In 1976, Barry Williams, Maureen McCormick, Donny Osmond and Marie Osmond performed the song on The Brady Bunch Variety Hour.

In 1979, German singer Frank Zander performed the song on the album Zander's Zorn.

In 1987, Joanie Bartels covered the song on her album, Bathtime Magic; it also appears on the compilation album The Stars of Discovery Music and in the 1994 movie, The Rainy Day Adventure.

In 1990, the Kidsongs Kids and Andre Tayir performed this song in the Kidsongs video, Ride the Roller Coaster.

A reggae remix was done on the 1994 pop album, Nickelodeon's Peanut Butter Jam: 10 Nutty Novelty Hits.

A children's version of this song was performed by "Elmo and Friends" on the Sesame Street album Splish Splash: Bath Time Fun released in 1995.

In 2002, Cat Brantley from Buckhead sang a parody called "My Imagination" on Lollipoprock.

Kevin Spacey performs the song in the Bobby Darin biopic Beyond the Sea (2004).

In both the English and German versions of Animals United (2010), Billy the Meerkat sings this song while taking a shower, but it's cut off by Toto the Chimpanzee.

Ann-Margret covered the song on her 2023 album, Born to Be Wild.

==In popular culture==
"Splish Splash" was featured in the trailer for the Patrick Dempsey film Loverboy (1989). It also appears in the soundtrack for the 1998 movie You've Got Mail.

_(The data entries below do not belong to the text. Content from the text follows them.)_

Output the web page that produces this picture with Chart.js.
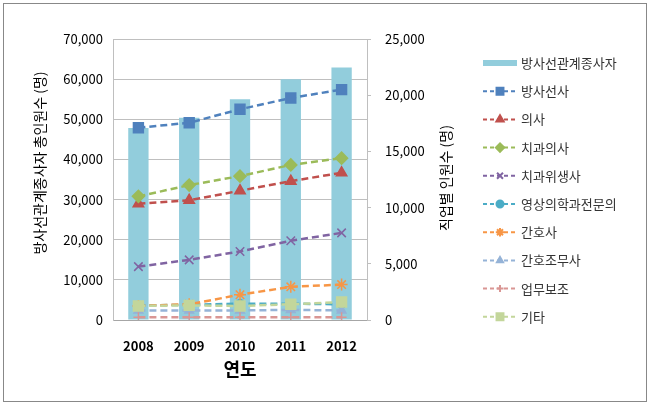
<!DOCTYPE html>
<html>
<head>
<meta charset="utf-8">
<script src="https://cdn.jsdelivr.net/npm/chart.js@4.4.0/dist/chart.umd.min.js"></script>
<style>
  body { margin: 0; background: #fff; }
  #wrap { width: 650px; height: 405px; }
</style>
</head>
<body>
<div id="wrap"><canvas id="myChart" width="650" height="405"></canvas></div>
<script>
// data
const years = ['2008', '2009', '2010', '2011', '2012'];
const totalWorkers = [47800, 50400, 55000, 60000, 62900];   // bars, left axis

const radiographer = [17100, 17550, 18750, 19750, 20500];
const doctor = [10350, 10650, 11500, 12350, 13100];
const dentist = [11000, 12000, 12800, 13800, 14400];
const hygienist = [4750, 5350, 6100, 7050, 7750];
const radiologist = [1300, 1350, 1450, 1450, 1400];
const nurse = [1250, 1400, 2250, 2950, 3150];
const nurseAide = [850, 850, 850, 900, 850];
const assistant = [250, 250, 250, 250, 250];
const others = [1250, 1300, 1250, 1400, 1600];

const leftTicks = [0, 10000, 20000, 30000, 40000, 50000, 60000, 70000];
const rightTicks = [0, 5000, 10000, 15000, 20000, 25000];

const FONT = "'Noto Sans CJK KR', 'Noto Sans', sans-serif";

let lineCount = 0;
function lineSet(label, values, color, style, radius) {
  lineCount++;
  return {
    type: 'line',
    label: label,
    data: values,
    yAxisID: 'y1',
    borderColor: color,
    backgroundColor: color,
    borderWidth: 2.5,
    borderDash: [7, 4],
    pointStyle: style,
    pointRadius: radius,
    pointBorderColor: color,
    pointBackgroundColor: color,
    pointBorderWidth: 1.5,
    order: 50 - lineCount   // later series sit on top, like the original
  };
}

const datasets = [
  {
    type: 'bar',
    label: '방사선관계종사자',
    data: totalWorkers,
    yAxisID: 'y',
    backgroundColor: '#92CDDC',
    barPercentage: 0.4,
    categoryPercentage: 1,
    order: 100
  },
  lineSet('방사선사', radiographer, '#4F81BD', 'rect', 7),
  lineSet('의사', doctor, '#C0504D', 'triangle', 6),
  lineSet('치과의사', dentist, '#9BBB59', 'rectRot', 6),
  lineSet('치과위생사', hygienist, '#8064A2', 'crossRot', 6),
  lineSet('영상의학과전문의', radiologist, '#4BACC6', 'circle', 4),
  lineSet('간호사', nurse, '#F79646', 'star', 6),
  lineSet('간호조무사', nurseAide, '#95B3D7', 'triangle', 5),
  lineSet('업무보조', assistant, '#D99694', 'cross', 5),
  lineSet('기타', others, '#C3D69B', 'rect', 7)
];

function vText(ctx, text, x, y) {
  ctx.save();
  ctx.translate(x, y);
  ctx.rotate(-Math.PI / 2);
  ctx.fillStyle = '#000';
  ctx.font = '14px ' + FONT;
  ctx.textAlign = 'center';
  ctx.textBaseline = 'middle';
  ctx.fillText(text, 0, 0);
  ctx.restore();
}

// legend, axis titles and frame drawn by hand
const extras = {
  id: 'extras',
  beforeDraw(chart) {
    const ctx = chart.ctx;
    ctx.save();
    ctx.fillStyle = '#fff';
    ctx.fillRect(0, 0, chart.width, chart.height);
    ctx.restore();
  },
  afterDraw(chart) {
    const ctx = chart.ctx;
    ctx.save();
    ctx.strokeStyle = '#888';
    ctx.lineWidth = 1;
    ctx.strokeRect(3.5, 3.5, 643, 398);
    ctx.restore();

    // both y titles read bottom to top
    vText(ctx, '방사선관계종사자 총인원수 (명)', 40, 163);
    vText(ctx, '직업별 인원수 (명)', 446, 178);

    // legend
    const x0 = 483, x1 = 517, y0 = 63, row = 28.2;
    chart.data.datasets.forEach((ds, i) => {
      const y = y0 + i * row;
      ctx.save();
      if (ds.type === 'bar') {
        ctx.fillStyle = ds.backgroundColor;
        ctx.fillRect(x0, y - 3, x1 - x0, 6);
      } else {
        ctx.strokeStyle = ds.borderColor;
        ctx.lineWidth = 2;
        ctx.setLineDash([4, 3]);
        ctx.beginPath();
        ctx.moveTo(x0, y);
        ctx.lineTo(x1, y);
        ctx.stroke();
        ctx.setLineDash([]);
        ctx.fillStyle = ds.pointBackgroundColor;
        ctx.strokeStyle = ds.pointBorderColor;
        Chart.helpers.drawPoint(ctx, {
          pointStyle: ds.pointStyle,
          radius: Math.max(ds.pointRadius, 5) * 0.7,
          rotation: 0,
          borderWidth: 1.2
        }, (x0 + x1) / 2, y);
      }
      ctx.fillStyle = '#333';
      ctx.font = '13px ' + FONT;
      ctx.textAlign = 'left';
      ctx.textBaseline = 'middle';
      ctx.fillText(ds.label, x1 + 4, y);
      ctx.restore();
    });
  }
};

const config = {
  data: { labels: years, datasets: datasets },
  options: {
    responsive: false,
    animation: false,
    layout: { padding: { left: 5, right: 170, top: 39, bottom: 5 } },
    plugins: {
      legend: { display: false },
      tooltip: { enabled: false }
    },
    scales: {
      x: {
        grid: { display: false },
        border: { color: '#A6A6A6' },
        ticks: { color: '#000', padding: 10, font: { family: FONT, size: 13, weight: 'bold' } },
        title: {
          display: true,
          text: '연도',
          color: '#000',
          font: { family: FONT, size: 18, weight: 'bold' },
          padding: { top: 0, bottom: 20 }
        },
        afterFit(scale) { scale.height = 80; }
      },
      y: {
        position: 'left',
        min: 0,
        max: 70000,
        afterBuildTicks(scale) { scale.ticks = leftTicks.map(v => ({ value: v })); },
        grid: { color: '#BFBFBF', tickLength: 0 },
        border: { color: '#BFBFBF' },
        ticks: {
          color: '#000',
          padding: 10,
          font: { family: FONT, size: 13 },
          callback: v => v.toLocaleString('en-US')
        },
        afterFit(scale) { scale.width = 108; }
      },
      y1: {
        position: 'right',
        min: 0,
        max: 25000,
        afterBuildTicks(scale) { scale.ticks = rightTicks.map(v => ({ value: v })); },
        grid: { drawOnChartArea: false, color: '#BFBFBF', tickLength: 4 },
        border: { color: '#BFBFBF' },
        ticks: {
          color: '#000',
          padding: 14,
          font: { family: FONT, size: 13 },
          callback: v => v.toLocaleString('en-US')
        },
        afterFit(scale) { scale.width = 113; }
      }
    }
  },
  plugins: [extras]
};

var myChart = new Chart(document.getElementById('myChart'), config);
</script>
</body>
</html>
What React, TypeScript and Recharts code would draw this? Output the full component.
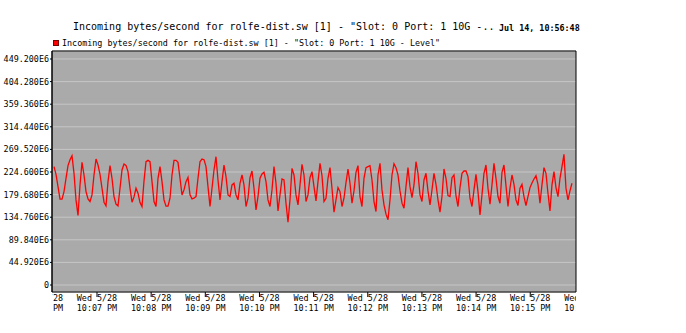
import { LineChart, Line, XAxis, YAxis, CartesianGrid, Legend, ReferenceLine } from 'recharts';

const TITLE = 'Incoming bytes/second for rolfe-dist.sw [1] - "Slot: 0 Port: 1 10G -..';
const STAMP = 'Jul 14, 10:56:48';
const SERIES_NAME = 'Incoming bytes/second for rolfe-dist.sw [1] - "Slot: 0 Port: 1 10G - Level"';
const DAY_LABEL = 'Wed 5/28';

// time axis in seconds after 22:00:00
const FIRST_SAMPLE = 372.37;
const SAMPLE_STEP = 2.2157;
const X_DOMAIN = [370.15, 950.7];
const X_TICKS = [360, 420, 480, 540, 600, 660, 720, 780, 840, 900, 960];

// values in units of 1E6 bytes/second
const Y_DOMAIN = [-13.9, 465.1];
const Y_TICKS = [0, 44.92, 89.84, 134.76, 179.68, 224.6, 269.52, 314.44, 359.36, 404.28, 449.2];

const bytesIn = [
  235.2, 220.0, 195.6, 170.5, 170.5, 185.7, 212.1, 237.2, 249.1, 257.0, 222.0, 169.2, 138.2, 198.9, 243.8, 218.7,
  185.7, 171.2, 165.9, 179.1, 218.7, 250.4, 238.5, 220.0, 192.3, 164.6, 157.3, 205.5, 237.2, 212.1, 175.8, 160.6,
  157.3, 192.3, 228.6, 240.5, 237.8, 225.3, 192.3, 164.6, 175.1, 192.3, 182.4, 163.9, 156.0, 206.8, 245.1, 247.7,
  245.1, 205.5, 165.9, 156.0,
  212.1, 235.2, 205.5, 169.2, 156.7, 156.7, 172.5, 218.7, 247.7, 247.7, 243.8, 212.1, 179.1, 189.0, 205.5, 214.1,
  179.1, 171.2, 172.5, 175.8, 212.1, 245.1, 250.4, 249.1, 235.2, 195.6, 156.0, 192.3, 228.6, 255.0, 208.8, 169.2,
  205.5, 238.5, 215.4, 179.1, 175.8, 198.9, 202.2, 179.1, 169.2, 202.2, 218.7, 198.9, 156.0, 172.5, 213.4, 226.6,
  192.3, 149.4, 175.8, 212.1, 220.7,
  224.0, 205.5, 169.2, 156.0, 189.0, 235.2, 202.2, 147.4, 179.1, 210.8, 208.8, 162.6, 125.0, 169.2, 231.9, 218.7,
  179.1, 159.3, 198.9, 239.8, 218.7, 165.9, 179.1, 213.4, 225.3, 195.6, 167.2, 205.5, 241.8, 217.4, 165.9, 172.5,
  212.1, 233.2, 192.3, 144.8, 169.2, 193.6, 185.7, 156.0, 172.5, 203.5, 230.6, 202.2, 162.6, 187.0, 224.0, 237.2,
  175.8, 156.0, 212.1, 233.2,
  235.2, 237.2, 208.8, 165.9, 146.1, 218.7, 241.8, 189.0, 159.3, 140.8, 129.6, 169.2, 218.7, 241.1, 233.2, 218.7,
  187.0, 162.6, 152.7, 195.6, 233.2, 195.6, 173.8, 198.9, 245.1, 222.0, 179.1, 165.9, 208.8, 222.0, 187.0, 159.3,
  189.0, 222.0, 200.2, 169.2, 144.8, 175.8, 230.6, 212.1, 177.8, 175.8, 213.4, 218.7, 177.8, 156.0, 193.6, 222.0,
  226.6, 226.6, 215.4, 172.5, 156.0,
  189.0, 220.0, 185.7, 139.5, 179.1, 222.0, 238.5, 192.3, 160.6, 198.9, 241.8, 212.1, 175.8, 162.6, 224.0, 238.5,
  197.6, 156.0, 192.3, 218.7, 200.2, 169.2, 158.0, 192.3, 200.2, 175.8, 158.0, 175.8, 193.6, 202.9, 210.8, 217.4,
  200.2, 162.6, 198.9, 233.2, 222.0, 182.4, 147.4, 198.9, 225.3, 193.6, 175.8, 212.1, 235.2, 259.6, 192.3, 169.2,
  187.0, 202.2,
];

const data = bytesIn.map((v, i) => ({ t: FIRST_SAMPLE + i * SAMPLE_STEP, v }));

const W = 686;
const H = 333;
const MARGIN = { top: 51, right: 106, bottom: 0, left: 0 };
const Y_AXIS_W = 52;
const PLOT_LEFT = MARGIN.left + Y_AXIS_W;
const PLOT_RIGHT = W - MARGIN.right - 4;
const MONO = '"DejaVu Sans Mono", "Liberation Mono", monospace';

const fmtY = (v: number) => (v === 0 ? '0' : `${v.toFixed(3)}E6`);

function timeLabel(sec: number) {
  const m = Math.round(sec / 60);
  return `10:${String(m).padStart(2, '0')} PM`;
}

// eslint-disable-next-line @typescript-eslint/no-explicit-any
function TimeTick(props: any) {
  const { x, y, payload, index } = props;
  const id = `xclip-${index}`;
  return (
    <g>
      <defs>
        <clipPath id={id}>
          <rect x={PLOT_LEFT} y={0} width={PLOT_RIGHT - PLOT_LEFT} height={H} />
        </clipPath>
      </defs>
      <g clipPath={`url(#${id})`}>
        <line x1={x} x2={x} y1={y - 2} y2={y + 3} stroke="#000" />
        <text x={x} y={y} textAnchor="middle" fontFamily={MONO} fontSize={8.4} fill="#000">
          <tspan x={x} dy="0.8em">{DAY_LABEL}</tspan>
          <tspan x={x} dy="1.2em">{timeLabel(payload.value)}</tspan>
        </text>
      </g>
    </g>
  );
}

function EmptyTick() {
  return <g />;
}

// eslint-disable-next-line @typescript-eslint/no-explicit-any
function LegendRow({ payload }: any) {
  return (
    <div style={{ display: 'flex', alignItems: 'center', fontFamily: MONO, fontSize: 8.4, lineHeight: '10px', color: '#000' }}>
      {(payload || []).map((p: any) => (
        <span key={p.value} style={{ display: 'flex', alignItems: 'center' }}>
          <span style={{ width: 4, height: 4, background: p.color, border: '1px solid #700', marginRight: 3, marginLeft: 1 }} />
          <span>{p.value}</span>
        </span>
      ))}
    </div>
  );
}

export default function App() {
  return (
    <div style={{ position: 'fixed', left: 0, top: 0, width: W, height: H, background: '#fff' }}>
      <div style={{ position: 'absolute', left: 73, top: 21, fontFamily: MONO, fontSize: 10, lineHeight: '12px', whiteSpace: 'pre', color: '#000' }}>
        {TITLE}
      </div>
      <div style={{ position: 'absolute', left: 499, top: 23, fontFamily: MONO, fontSize: 8.4, lineHeight: '10px', fontWeight: 'bold', whiteSpace: 'pre', color: '#000' }}>
        {STAMP}
      </div>
      <LineChart width={W} height={H} data={data} margin={MARGIN}>
        <CartesianGrid vertical={false} stroke="#c6c6c6" fill="#aaaaaa" fillOpacity={1} />
        <XAxis
          dataKey="t"
          type="number"
          domain={X_DOMAIN}
          ticks={X_TICKS}
          height={41}
          tickSize={0}
          tickLine={false}
          tick={<TimeTick />}
          axisLine={{ stroke: '#000' }}
          interval={0}
        />
        <YAxis
          type="number"
          domain={Y_DOMAIN}
          ticks={Y_TICKS}
          width={Y_AXIS_W}
          tickSize={2}
          tickMargin={1}
          tickFormatter={fmtY}
          tick={{ fill: '#000', fontFamily: MONO, fontSize: 8.4 }}
          tickLine={{ stroke: '#000' }}
          axisLine={{ stroke: '#000', strokeWidth: 1.5 }}
          interval={0}
        />
        <YAxis
          yAxisId="right"
          orientation="right"
          type="number"
          domain={Y_DOMAIN}
          ticks={Y_TICKS}
          width={4}
          tickSize={2}
          tick={<EmptyTick />}
          tickLine={{ stroke: '#000' }}
          axisLine={{ stroke: '#000' }}
          interval={0}
        />
        <ReferenceLine y={Y_DOMAIN[1]} stroke="#000" />
        <Legend
          layout="horizontal"
          verticalAlign="middle"
          align="center"
          wrapperStyle={{ top: 38, left: 52, width: 520 }}
          content={<LegendRow />}
        />
        <Line
          type="linear"
          dataKey="v"
          name={SERIES_NAME}
          stroke="#ff0000"
          strokeWidth={1.3}
          dot={false}
          isAnimationActive={false}
        />
      </LineChart>
    </div>
  );
}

The song appeared in several episodes Happy Days, including one where Richie Cunningham becomes a DJ, 'Richie the C' (a satirical play on Murray the K).

In the Family Ties episode "The Boys Next Door", Elyse performs the song with her childhood friend Roger at a class reunion.

It was featured in a DTV music video on The Disney Channel, set mostly to clips of Disney characters bathing, particularly from the 1948 cartoon Mickey and the Seal (illustrating the singer's bath in the first verse), as well as Mickey's Birthday Party (to illustrate the party Darin walks in on).

The song was also featured on an insert on Sesame Street, where the zookeepers at the Bronx Zoo are washing the elephants.

The song can also be heard in the films Because of Winn-Dixie and Air Bud. It was partially sung in 2012 film The Dictator, when the main character, General Aladeen (Sacha Baron Cohen) plays a practical joke on his new friend (Jason Mantzoukas) by singing the song with a severed head as a hand puppet, while his friend is taking a shower.